The revenue of a Tartar or Arabian chief consists in profit. It arises principally from the milk and increase of his own herds and flocks, of which he himself superintends the management, and is the principal shepherd or herdsman of his own horde or tribe. It is, however, in this earliest and rudest state of civil government only that profit has ever made the principal part of the public revenue of a monarchical State.

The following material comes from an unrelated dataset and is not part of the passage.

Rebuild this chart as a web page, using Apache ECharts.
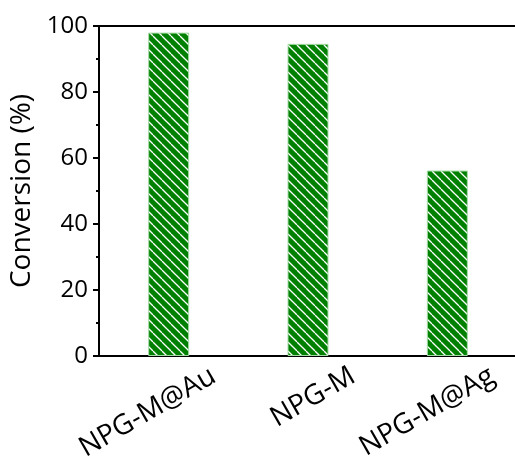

Small republics have sometimes derived a considerable revenue from the profit of mercantile projects. The republic of Hamburg is said to do so from the profits of a public wine cellar and apothecary's shop.[1] The State cannot be very great of which the sovereign has leisure to carry on the trade of a wine merchant or apothecary. The profit of a public bank has been a source of revenue to more considerable States. It has been so not only to Hamburg, but to Venice and Amsterdam. A revenue of this kind has even by some people been thought not below the attention of so great an empire as that of Great Britain. Reckoning the ordinary dividend of the Bank of England at five and a half per cent and its capital at ten millions seven hundred and eighty thousand pounds, the net annual profit, after paying the expense of management, must amount, it is said, to five hundred and ninety-two thousand nine hundred pounds. Government, it is pretended, could borrow this capital at three per cent interest, and by taking the

  1. See "Memoires concernant les Droits & Impositions en Europe"; tome i. p. 73. This work was compiled by the order of the court for the use of a commission employed for some years past in considering the proper means for reforming the finances of France. The account of the French taxes, which takes up three volumes in quarto, may he regarded as perfectly authentic. That of those of other European nations was compiled from such informations as the French ministers at the different courts could procure. It is much shorter, and probably not quite so exact as that of the French taxes.